A year-end audit is more about the board proving that the association's finances and internal controls are being handled responsibly. An independent Certified Public Accountant typically performs the audit, reviewing the association's balance sheet, income statements, tax filings, governing documents, and any records the auditor requests. Audit time doesn't have to be stressful with lots of unnecessary back-and-forth if you prepare properly. Here's how to prepare the board for audits:

  • Organize Financial Records: Start by gathering all financial records from the past year, such as receipts, invoices, bank statements, ledgers, and any supporting documentation. Make sure your accounting system reflects every transaction accurately.
  • Reconcile Bank Statements: Go line by line to confirm your books match the bank's records. Any discrepancy, no matter how small, should be identified and corrected before the auditor flags it.
  • Review Budget vs. Actuals: Compare actual spending against the approved budget.
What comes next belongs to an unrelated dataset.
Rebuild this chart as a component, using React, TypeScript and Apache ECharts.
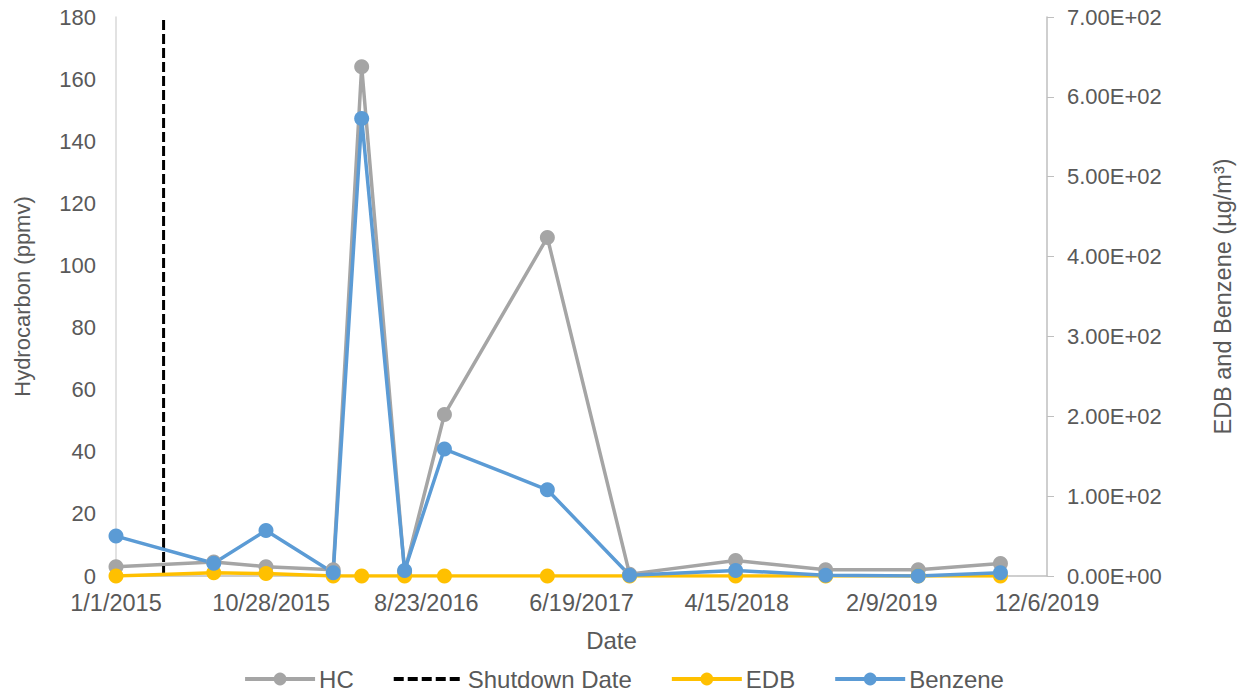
import React, { useEffect, useRef } from "react";
import * as echarts from "echarts";

const sampleDates = [
  "2015-01-01", "2015-07-09", "2015-10-18", "2016-02-25", "2016-04-20",
  "2016-07-12", "2016-09-27", "2017-04-14", "2017-09-20", "2018-04-13",
  "2018-10-04", "2019-04-01", "2019-09-07",
];
const hcValues = [3, 4.5, 3, 2, 164, 1.3, 52, 109, 0.6, 5, 2, 2, 4];
const edbValues = [0, 4, 3, 0, 0, 0, 0, 0, 0, 0, 0, 0, 0];
const benzeneValues = [50, 16, 57, 4, 573, 7, 159, 108, 1, 7, 1, 0, 4];
const shutdownDate = "2015-04-03";
const axisStartDate = "2015-01-01";
const xTickDays = { min: 0, max: 1800, interval: 300 };
const leftAxisRange = { min: 0, max: 180, interval: 20 };
const rightAxisRange = { min: 0, max: 700, interval: 100 };

const DAY = 86400000;
const startMs = Date.parse(axisStartDate + "T00:00:00Z");
const toDay = (s: string) => Math.round((Date.parse(s + "T00:00:00Z") - startMs) / DAY);
const dayLabel = (v: number) => {
  const d = new Date(startMs + v * DAY);
  return `${d.getUTCMonth() + 1}/${d.getUTCDate()}/${d.getUTCFullYear()}`;
};
const sci = (v: number) => {
  if (v === 0) return "0.00E+00";
  const e = Math.floor(Math.log10(Math.abs(v)));
  const m = v / Math.pow(10, e);
  const es = (e < 0 ? "-" : "+") + String(Math.abs(e)).padStart(2, "0");
  return `${m.toFixed(2)}E${es}`;
};

const FONT = "Liberation Sans, Arial, sans-serif";
const TXT = "#595959";
const AXIS = "#BFBFBF";

export default function App() {
  const ref = useRef<HTMLDivElement>(null);
  useEffect(() => {
    if (!ref.current) return;
    const chart = echarts.init(ref.current, null, { renderer: "svg" });
    const days = sampleDates.map(toDay);
    const sd = toDay(shutdownDate);
    const lineSeries = (name: string, vals: number[], color: string, yIdx: number) => ({
      name,
      type: "line",
      yAxisIndex: yIdx,
      data: days.map((d, i) => [d, vals[i]]),
      symbol: "circle",
      symbolSize: 15,
      itemStyle: { color },
      lineStyle: { color, width: 3.5 },
      z: 2,
    });
    chart.setOption({
      animation: false,
      textStyle: { fontFamily: FONT, color: TXT },
      grid: { left: 116, right: 200, top: 17, bottom: 118, containLabel: false },
      legend: {
        top: 662,
        left: "center",
        itemWidth: 70,
        itemHeight: 16,
        itemGap: 38,
        lineStyle: { width: 4 },
        textStyle: { fontFamily: FONT, fontSize: 24, color: TXT, padding: [0, 0, 0, -1] },
        data: [
          "HC",
          { name: "Shutdown Date", itemStyle: { opacity: 0 } },
          "EDB",
          "Benzene",
        ],
      },
      xAxis: {
        type: "value",
        min: xTickDays.min,
        max: xTickDays.max,
        interval: xTickDays.interval,
        name: "Date",
        nameLocation: "middle",
        nameGap: 52,
        nameTextStyle: { fontFamily: FONT, fontSize: 24, color: TXT, padding: [0, 0, 0, 60] },
        axisLine: { show: true, lineStyle: { color: AXIS, width: 1.5 } },
        axisTick: { show: false },
        splitLine: { show: false },
        axisLabel: { formatter: dayLabel, fontFamily: FONT, fontSize: 23.5, color: TXT, margin: 15 },
      },
      yAxis: [
        {
          type: "value",
          min: leftAxisRange.min,
          max: leftAxisRange.max,
          interval: leftAxisRange.interval,
          name: "Hydrocarbon (ppmv)",
          nameLocation: "middle",
          nameGap: 83,
          nameTextStyle: { fontFamily: FONT, fontSize: 22, color: TXT },
          axisLine: { show: true, lineStyle: { color: "#D9D9D9", width: 1.5 } },
          axisTick: { show: false },
          splitLine: { show: false },
          axisLabel: { fontFamily: FONT, fontSize: 22, color: TXT, margin: 20 },
        },
        {
          type: "value",
          position: "right",
          min: rightAxisRange.min,
          max: rightAxisRange.max,
          interval: rightAxisRange.interval,
          name: "EDB and Benzene (µg/m³)",
          nameLocation: "middle",
          nameGap: 164,
          nameTextStyle: { fontFamily: FONT, fontSize: 23.5, color: TXT },
          axisLine: { show: true, lineStyle: { color: AXIS, width: 1.5 } },
          axisTick: { show: true, length: 7, lineStyle: { color: AXIS } },
          splitLine: { show: false },
          axisLabel: { formatter: sci, fontFamily: FONT, fontSize: 22, color: TXT, margin: 20 },
        },
      ],
      series: [
        lineSeries("HC", hcValues, "#A5A5A5", 0),
        {
          name: "Shutdown Date",
          type: "line",
          yAxisIndex: 0,
          data: [[sd, leftAxisRange.min], [sd, leftAxisRange.max]],
          symbol: "none",
          itemStyle: { color: "#000000" },
          lineStyle: { color: "#000000", width: 3, type: [10, 4] },
          z: 2,
        },
        lineSeries("EDB", edbValues, "#FFC000", 1),
        lineSeries("Benzene", benzeneValues, "#5B9BD5", 1),
      ],
    });
    return () => chart.dispose();
  }, []);
  return (
    <div
      ref={ref}
      style={{ position: "absolute", left: 0, top: 0, width: 1247, height: 694 }}
    />
  );
}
Variances are normal, but the board should be ready to explain them and provide backup documentation for larger expenses.
  • Prepare Supporting Documents: Usually, auditors will look closely at large or unusual transactions. Collect contracts, agreements, and invoices for major transactions. Create a list of outstanding dues and accounts receivable. 
  • Accounts Receivable: Prepare a clear list of outstanding dues and assessments owed to the association. 
  • Internal Controls Review: Take a hard look at your financial processes. Are dual approvals in place for payments? Are expense reports reviewed? Document any updates or improvements made during the year. Auditors care as much about process as they do about numbers.
  • Reserves Documentation: Make sure reserve funds are properly accounted for, with a clear record of contributions, withdrawals, and how funds were applied to projects. Boards should be able to show that reserves are being managed in line with the reserve study.
  • Compliance Check: Double-check that your financial management complies with state laws, IRS rules, and your governing documents. Compliance gaps discovered during audits create expensive problems.
  • Tax Filings: Since CPAs will review taxes closely, it's smart to file ahead of the deadline, which is April 15th for most HOAs. Having tax filings ready avoids delays and gives auditors one less loose end to chase.
  • Prepare Financial Statements: Make sure your balance sheet, income statement, and cash flow statement are completed in accordance with GAAP standards for associations. Clear, professional statements build confidence.
  • Communicate with the Board and Members: Audits shouldn't happen in a vacuum. Keep your fellow board members informed throughout the process. Once the audit is complete, share the findings and recommendations with the board and membership. This transparency helps build trust in your leadership.